Here's the thing, though: most everyone you'll meet is going to have working aural mechanisms** and interpretive linguistic faculties to match. Further, most of that high-functioning group will also know certain basics about how to think and relate to other people - logic, open-mindedness, deference to evidence, empathy, that sort of thing. They might not always use these basics, but even Michael Jordan screwed up now and then.*** Still, doesn't it seem like people should be reasonable? Doesn't it seem like they should be helpful, forthright, giving of themselves, and sensitive to others' needs? How, in short, can a rational, open-minded, evidence-respecting, empathic person not display a certain level of kindness?
**If those words are too big for you, substitute "ears."
***Another, related life lesson: playing baseball is always a misstep.

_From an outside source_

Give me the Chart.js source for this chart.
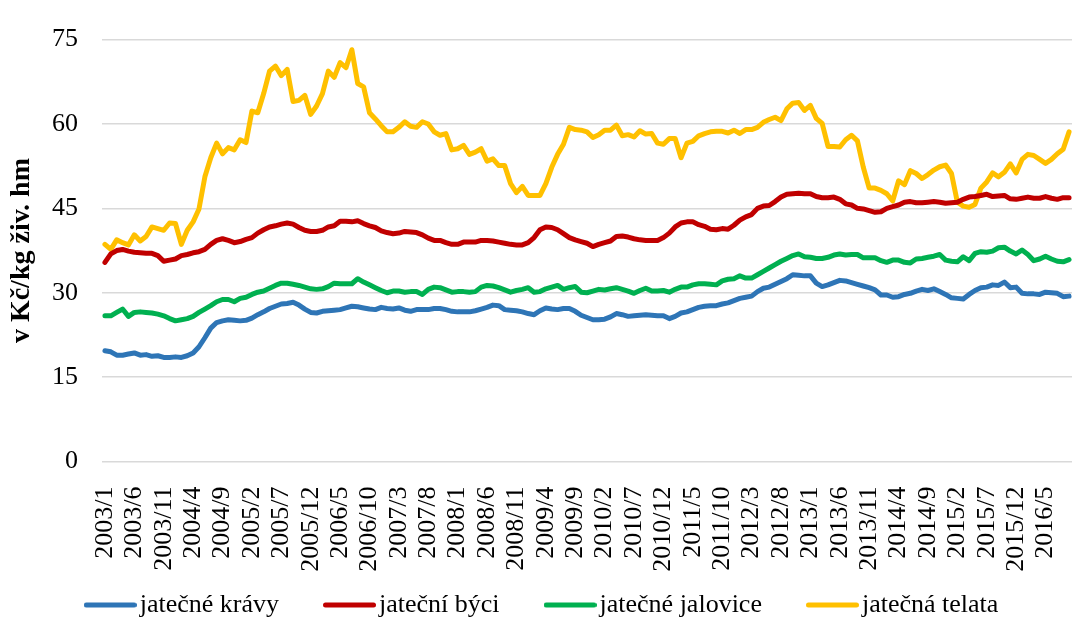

Damned if I know. But we manage somehow.

People, it bears repeating, are in general stupid, ill-mannered, lazy, and deceptive; put Hobbes and Sartre together and you'll get it about right: hell is having to deal with other people's nasty and brutish lives. Worse yet, other people are necessary. They're the ones who hire us and sign our checks, who farm our food, who build large cubes for us to sit in so that we don't freeze to death or get trampled to death by an irate ibex - fill in your own Fight Club-esque monologue here. Combined with how insufferable they can be, this reliance on people leads to a frustrating quandary: do you keep trying to get what/need you want from people who couldn't care less or do you settle for whatever they'll give you?

The line, tragically, is not nearly clear enough for me to define it - not with words, not with actions, probably not even if you and I shared a psychic link. But I know this much for sure: the returns diminish very quickly when you look to other people. (See, as a particularly brutal but well-formed example of this, the excellent A Serious Man.) The shades of this phenomenon are myriad and not worth discussing; you'll know it when you see it. And no, I'm not going to say that the answer is always "in you" the whole time or that it's all a matter of luck: the former is plainly a lie and the latter makes morality a joke. All I can say is that it's not your fault when the people around you are unwilling or incapable and that it's foolhardy to continue using a crutch that you know has rusted through. Fall if you have to fall, and don't throw good words after bad trying to purchase a service that was never for sale.